These days are like scooping mercury. Chasing after it can be so exhausting as it beads and evades more with each attempt to contain it.
Feeling the need to clean it up, but might just have to sit here for a bit and just watch as it glides and rolls around making beautiful patterns and shapes.
Remarkable how something so potentially harmful can have such valuable purpose and be so beautiful.
On the surface rests an assumption of flavor, texture, and tartness. Neither color, nor shape, nor size can truly tell me what’s inside.
I can’t necessarily rely on prior experience to guide me. I am informed and intelligent, yet my predictions are never risk free. There is always a chance of finding sourness, mushiness, under ripeness or rot. Even in the bitterness there is nutrition.
Am I willing to let down my guard, to go against the odds, and to look past the outside appearances and find a way to see all as just ripe for me?
As the last of the peppers hang on the branches of summer gardens, I am reminded that all dressed up in their glossy and attractive shades and shapes, all peppers really do look quite similar. Yes, some may be longer or rounder, but for the most part you can recognize a pepper when you see one.
The truly interesting part is that what you see on the outside rarely relays the tastes and sensations that are discovered on the inside. Size, color, and shape don’t always indicate what you will find. Stand a bright yellow pepper next to a long red one and you might think they were very different until you take a bite. Then you find a delicious sweetness in both of them. On the other hand, line three different green peppers up together and each can have a distinct flavor — some cool and sweet and others quite bitter or firey. In fact, some peppers will even take your breath away.
All crisp, juicy, and designed to complement one another, peppers come in all shapes and sizes, all flavors and intensities, all suiting different taste buds. Imagine if the world had only one type of pepper. Imagine if someone tried to decide which pepper was best for all and ignored the taste treats hidden in the others.
Isn’t it grand we have so many peppers to get to know?
Hidden inside us all is a cozy little spot where we can find respite from the heat of the sun, from the fear of intruders or encroachers, and where we can feel cradled and protected.

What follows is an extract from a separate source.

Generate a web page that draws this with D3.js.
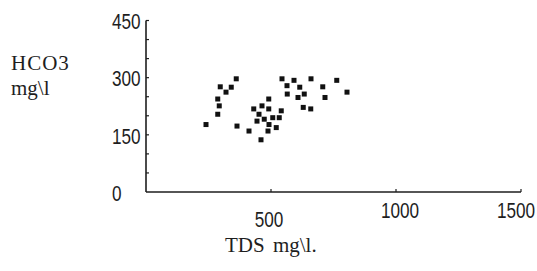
<!DOCTYPE html>
<html>
<head>
<meta charset="utf-8">
<script src="https://cdn.jsdelivr.net/npm/d3@7"></script>
<style>
  body { margin: 0; background: #fff; }
</style>
</head>
<body>
<svg id="chart" width="537" height="271"></svg>
<script>
// TDS (mg\l) and HCO3 (mg\l) of each sample
let tds = [240, 287, 293, 287, 297, 320, 341, 361, 364, 412, 431, 444, 452, 460, 464, 473, 491, 491, 492,
    488, 507, 521, 533, 541, 544, 564, 565, 592, 608, 615, 629, 633, 659, 660, 707, 716, 763, 804]
let hco3 = [177, 244, 226, 204, 276, 262, 275, 297, 173, 160, 218, 186, 204, 137, 226, 191, 244, 218, 177,
    160, 195, 169, 195, 213, 297, 279, 257, 293, 248, 275, 222, 257, 218, 297, 276, 248, 293, 262]
let xTickLabels = [500, 1000, 1500]
let yTickLabels = [0, 150, 300, 450]
let yMinorTicks = [50, 100, 150, 200, 250, 300, 350, 400, 450]

let svg = d3.select("#chart")
let ink = "#1e1e1e"
let numFont = "'Liberation Sans', Arial, sans-serif"
let textFont = "'Liberation Serif', 'DejaVu Serif', serif"

let x = d3.scaleLinear().domain([0, 1500]).range([146, 521])
let y = d3.scaleLinear().domain([0, 450]).range([192, 20.5])

// axis lines
svg.append("line")
    .attr("x1", x(0)).attr("x2", x(0))
    .attr("y1", y(450)).attr("y2", y(0))
    .style("stroke", ink).style("stroke-width", 1.6)
svg.append("line")
    .attr("x1", x(0)).attr("x2", x(1500))
    .attr("y1", y(0)).attr("y2", y(0))
    .style("stroke", ink).style("stroke-width", 1.6)

// small ticks, inside the plot
svg.selectAll(".yTick")
    .data(yMinorTicks)
    .enter()
    .append("line")
    .attr("class", "yTick")
    .attr("x1", x(0)).attr("x2", x(0) + 3)
    .attr("y1", d => y(d)).attr("y2", d => y(d))
    .style("stroke", ink).style("stroke-width", 1.2)
svg.selectAll(".xTick")
    .data(xTickLabels)
    .enter()
    .append("line")
    .attr("class", "xTick")
    .attr("x1", d => x(d)).attr("x2", d => x(d))
    .attr("y1", y(0)).attr("y2", y(0) - 3)
    .style("stroke", ink).style("stroke-width", 1.2)

// tick labels, squeezed to look like the narrow digits of the scan
svg.selectAll(".yLabel")
    .data(yTickLabels)
    .enter()
    .append("text")
    .attr("class", "yLabel")
    .text(d => d)
    .attr("transform", d => "translate(112," + y(d) + ") scale(0.78,1)")
    .attr("dy", "0.4em")
    .attr("text-anchor", "start")
    .style("fill", ink)
    .style("font-size", "22px")
    .style("font-family", numFont)

// the scan is a bit uneven, 500 sits lower than the others
svg.selectAll(".xLabel")
    .data(xTickLabels)
    .enter()
    .append("text")
    .attr("class", "xLabel")
    .text(d => d)
    .attr("transform", (d, i) => "translate(" + (x(d) - (i == 2 ? 5 : (i == 1 ? -4 : 2))) + ","
        + (y(0) + (i == 0 ? 35 : 26)) + ") scale(0.78,1)")
    .attr("text-anchor", "middle")
    .style("fill", ink)
    .style("font-size", "22px")
    .style("font-family", numFont)

// axis titles
svg.append("text")
    .text("HCO3")
    .attr("x", 11).attr("y", 70)
    .style("fill", ink)
    .style("font-size", "21px")
    .style("letter-spacing", "1px")
    .style("font-family", textFont)
svg.append("text")
    .text("mg\\l")
    .attr("x", 11).attr("y", 95)
    .style("fill", ink)
    .style("font-size", "21px")
    .style("font-family", textFont)
svg.append("text")
    .text("TDS mg\\l.")
    .attr("x", 225).attr("y", 252)
    .style("fill", ink)
    .style("font-size", "21px")
    .style("word-spacing", "3px")
    .style("font-family", textFont)

// samples
svg.selectAll(".sample")
    .data(tds)
    .enter()
    .append("rect")
    .attr("class", "sample")
    .attr("width", 5)
    .attr("height", 5)
    .attr("x", d => x(d) - 2.5)
    .attr("y", (d, i) => y(hco3[i]) - 2.5)
    .style("fill", "#111")
</script>
</body>
</html>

At first glance it may not even be noticeable, blending in with the roots and trunk of who we are. But, it’s there, between the knots and the twists that define our experiences and have grown us into this being.
To some, the nook may look like an imperfection. Some may see it as a weakness, a failing, or space to fill in or cover up. But this treasured gap, this space within, is of great value. For this refuge tucked just so can be bravely opened up to become a haven for others as well. The meek, the tired, the lonely, the lost, or simply those just wishing for a moment of cool, reliable coverage, can gather here in this nook. No matter how many come, when we rest here together we find plenty of space to live and breathe…just as we are.
These days have felt so heavy, so serious, and rather dark…so much sourness and bitterness. I get it – our experiences are supposed to be varied – not all sweet and easy to digest – and those moments that are toughest on the tastebuds could actually be what is needed in the end for optimal health.
I also know that as I strive to make forward progress, even as I check tasks off the list and move effectively towards growth and change, if I get caught up in what sour and bitter flavors are to come, I may miss out on the tastiest treats yet.
If I can find room to smile, to laugh, to accept all that stands before me just as it is, I may find that what I thought too sour to handle is sitting right there just smiling back at me, waiting till I am ready to dive in, knowing it will do me good.
Love everyone and everything around you as if it were an arm, a leg, an extension of you.
We are all formed of the same chemicals and the same energy as everything around us. In that way we are all connected – we are one.
So, when we love beyond the perimeter of what we perceive as our structure and identity, we exist in a pure space of love…of ease…of freedom.
Oh, but wait…that would require pure love for oneself! Perhaps the true challenge lies in forming a steady stream of love for ourselves in order to feel pure connection through love beyond us.
Love requires truth. Truth requires fearless looking. Looking requires unconditional feeling. Feeling requires objective knowing.
So what if we open our eyes to see without fear, our mouths to speak authentically and empathetically, our hearts to feel without labels and judgement, and our minds to accept unlimited possibilities?
What if we can each find the “coeur”age to unconditionally love ourselves, to bathe ourselves in love?